One month turned into nine and, with the pandemic still raging, Kipnis drifted out of the labour force of the world’s largest economy as she gradually lost hope in her employment prospects.
Kipnis, 32, is one of millions of Americans who have stopped looking for work during the pandemic and is therefore uncounted in the official unemployment rate, which has plunged to 6.3 per cent from 14.8 per cent in April.
“It’s very discouraging,” she says. “To try to stay motivated and positive is one of the harder things right now.”
The hopelessness felt by Kipnis and many others is one of the reasons that US policymakers, from the Federal Reserve to the Biden administration, have lost faith in the unemployment rate as an indicator of the strength of the jobs market.
The rapid decline in the US jobless rate has so far exceeded the forecasts of private sector economists and Fed officials alike.
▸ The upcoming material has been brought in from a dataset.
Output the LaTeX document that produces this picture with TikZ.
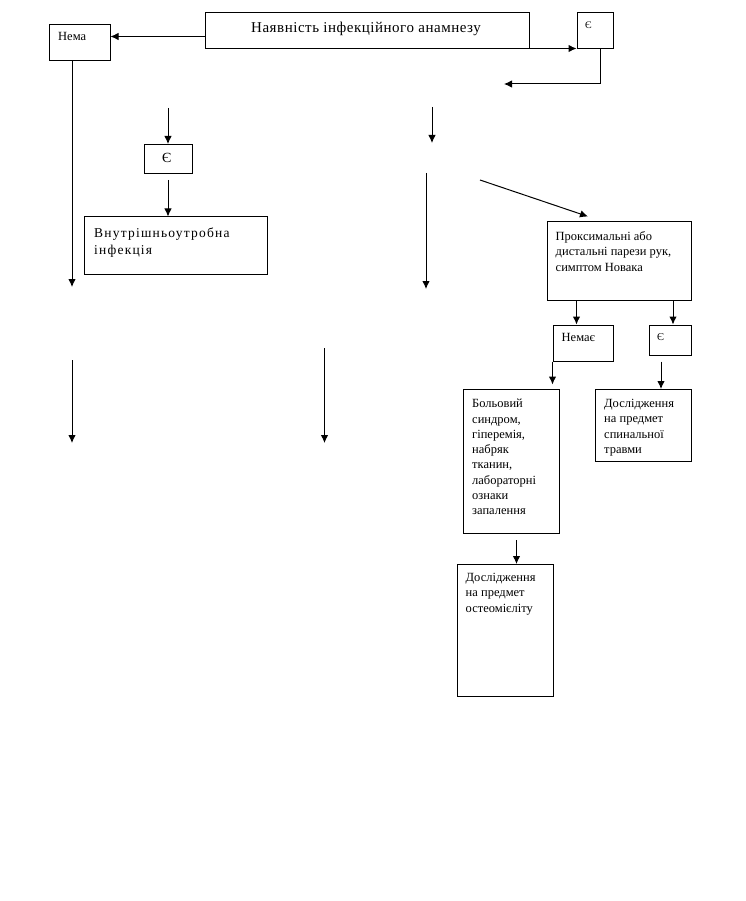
\documentclass[tikz,border=0pt]{standalone}
\usepackage{fontspec}
\setmainfont{Liberation Serif}
\usetikzlibrary{shapes,arrows,arrows.meta,positioning,calc}

\tikzset{
  box/.style={draw, line width=1pt, inner sep=0pt, anchor=north west},
  txt/.style={anchor=north west, inner sep=0pt, align=left, font=\fontsize{12.5}{15.3}\selectfont},
  arr/.style={-{Latex[length=8pt,width=7.5pt]}, line width=1pt},
}

\begin{document}
\begin{tikzpicture}[x=1pt,y=-1pt]
    \useasboundingbox (0,0) rectangle (745,901);

    % Top row
    \node[box, minimum width=324pt, minimum height=36pt] (title) at (205,12.5) {};
    \node[txt, font=\fontsize{15}{18}\selectfont\addfontfeature{LetterSpace=3.5}] (titletxt) at (251,21.5) {Наявність інфекційного анамнезу};
    \node[box, minimum width=61pt, minimum height=36pt] (nema) at (48.5,24.5) {};
    \node[txt] (nematxt) at (58,32.5) {Нема};
    \node[box, minimum width=36pt, minimum height=36pt] (yes1) at (576.5,12.5) {};
    \node[txt, font=\fontsize{10}{12}\selectfont] (yes1txt) at (585,22) {Є};

    % Left branch
    \node[box, minimum width=48pt, minimum height=29pt] (yes2) at (144,144) {};
    \node[txt, font=\fontsize{14}{16}\selectfont] (yes2txt) at (162,153) {Є};
    \node[box, minimum width=183pt, minimum height=57pt] (vnutr) at (84,216.5) {};
    \node[txt, font=\fontsize{13.5}{16.3}\selectfont\addfontfeature{LetterSpace=9}] (vnutrtxt) at (94,228) {Внутрішньоутробна\\інфекція};

    % Right branch
    \node[box, minimum width=144pt, minimum height=79pt] (prox) at (546.5,221) {};
    \node[txt] (proxtxt) at (555.5,231.5) {Проксимальні або\\дистальні парези рук,\\симптом Новака};
    \node[box, minimum width=60pt, minimum height=36pt] (nemae) at (552.5,324.5) {};
    \node[txt] (nemaetxt) at (561.5,333) {Немає};
    \node[box, minimum width=42pt, minimum height=30pt] (yes3) at (648.5,324.5) {};
    \node[txt, font=\fontsize{10.5}{12}\selectfont] (yes3txt) at (657,333) {Є};
    \node[box, minimum width=96pt, minimum height=144pt] (pain) at (462.5,389) {};
    \node[txt] (paintxt) at (472,399) {Больовий\\синдром,\\гіперемія,\\набряк\\тканин,\\лабораторні\\ознаки\\запалення};
    \node[box, minimum width=96pt, minimum height=72pt] (spine) at (594.5,389) {};
    \node[txt] (spinetxt) at (604,399) {Дослідження\\на предмет\\спинальної\\травми};
    \node[box, minimum width=96pt, minimum height=132pt] (osteo) at (456.5,564) {};
    \node[txt] (osteotxt) at (465.5,573) {Дослідження\\на предмет\\остеомієліту};

    % Free ends
    \coordinate (yesend) at (504,84);
    \coordinate (nemaend) at (72,287);
    \coordinate (a1) at (168,108);
    \coordinate (a2) at (168,180);
    \coordinate (b1) at (432,107);
    \coordinate (b2) at (432,143);
    \coordinate (c1) at (426,173);
    \coordinate (c2) at (426,289);
    \coordinate (d1) at (480,180);
    \coordinate (d2) at (588,216.5);
    \coordinate (e1) at (516.5,540);
    \coordinate (f1) at (72,360);
    \coordinate (f2) at (72,443);
    \coordinate (g1) at (324.5,348);
    \coordinate (g2) at (324.5,443);

    % Connectors
    \draw[arr] ([yshift=-5.5pt]title.west) -- ([yshift=-5.5pt]title.west -| nema.east);
    \draw[arr] ([yshift=1pt]title.south east) -- ([yshift=1pt]title.south east -| yes1.west);
    \draw[arr] ([xshift=5.5pt]yes1.south) |- (yesend);
    \draw[arr] (nemaend |- nema.south) -- (nemaend);
    \draw[arr] (a1) -- (a1 |- yes2.north);
    \draw[arr] (a2) -- (a2 |- vnutr.north);
    \draw[arr] (b1) -- (b2);
    \draw[arr] (c1) -- (c2);
    \draw[arr] (d1) -- (d2);
    \draw[arr] ([xshift=-42.5pt]prox.south) -- ([xshift=-42.5pt]prox.south |- nemae.north);
    \draw[arr] ([xshift=54pt]prox.south) -- ([xshift=54pt]prox.south |- yes3.north);
    \draw[arr] (nemae.south west) -- ([yshift=-23pt]nemae.south west);
    \draw[arr] ([xshift=-9pt,yshift=-6pt]yes3.south) -- ([xshift=-9pt]yes3.south |- spine.north);
    \draw[arr] (e1) -- (e1 |- osteo.north);
    \draw[arr] (f1) -- (f2);
    \draw[arr] (g1) -- (g2);
\end{tikzpicture}
\end{document}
The latest reading, for February, will be published on Friday.
But the headline figure has obscured far less encouraging trends in America’s labour market, and is now considered an incomplete and unreliable guide to the trajectory of the US recovery.
“Published unemployment rates during Covid have dramatically understated the deterioration in the labour market,” Jay Powell, the Federal Reserve chair, said during a speech last month, noting that a more realistic unemployment rate was closer to 10 per cent.
The drop in the unemployment rate has been partly driven by misclassification errors because of inaccurate survey responses during the pandemic. But, most importantly, it has been distorted by the plummeting number of Americans participating in the labour force.
Since the start of the coronavirus crisis, the US labour force has lost 4.3m people, including 2.5m women, who are neither in work nor searching for it. Little or no improvement has been made in those numbers since last summer.
Powell noted that “fear of the virus and the disappearance of employment opportunities in the sectors most affected by it” were the primary causes of the exodus from the labour force, along with virtual schooling that had forced many parents to stay at home.
Economists say that Americans who have left the workforce are a combination of older workers, who retired early because of the pandemic and are less likely to come back, and younger employees who are waiting for brighter times in the hope that their skills do not erode in the meantime.
The loss of confidence in the main jobless rate as a definitive economic indicator also has big policy implications.
Even if the US unemployment rate continues its rapid descent in the coming months, the Fed has said it will not start removing its monetary support for the economy by increasing interest rates until full employment can be measured by a much broader range of measures, which will almost certainly include labour force participation.
This stance is the result of a big shift in thinking at the US central bank over the past decade away from pre-emptive tightening based merely on fears of inflation spikes.
“The Fed has definitely been highlighting and putting emphasis on not looking at the unemployment rate as the only gauge of labour market health,” said Lydia Boussour, an economist at Oxford Economics.
The Biden administration has also largely ignored the quickly falling US unemployment rate, as evidenced by its push to pass a $1.9tn fiscal stimulus package. The White House says the relief bill is justified because of the millions of Americans who are still out of work and the lingering devastation of the crisis on small businesses and low-income households.
“Success to me would be if we could get back to pre-pandemic levels of unemployment and see the re-employment of those who have lost jobs in the service sector,” Janet Yellen, the US treasury secretary, said at a New York Times event last month.
Economists expect that the US outlook will brighten with the rollout of vaccines and extra fiscal support, and that the labour force withdrawal should stop once Americans find it easier to secure jobs and become more confident searching for them.
The fear is that a significant number of people will never return — and will be part of along-term economic scarring left by the pandemic.
“Whether the recent dropouts re-enter the workforce — as they eventually did post-global financial crisis — is key to how much slack remains in the labour market,” Michael Pearce, an economist at Capital Economics, wrote in a note this week.
As for Kipnis, she has spent much of her time out of work providing childcare for her sisters, both of whom are healthcare workers. She is working to rekindle her job search but says that if she does not get any serious leads after a few weeks of applying aggressively she will take another break.
“I do love working and using my brain in that way, strategising and being able to build something,” Kipnis says. “So I think I’ve just gotten to a point where I’m ready to use my brain again in that way and have a challenge again.”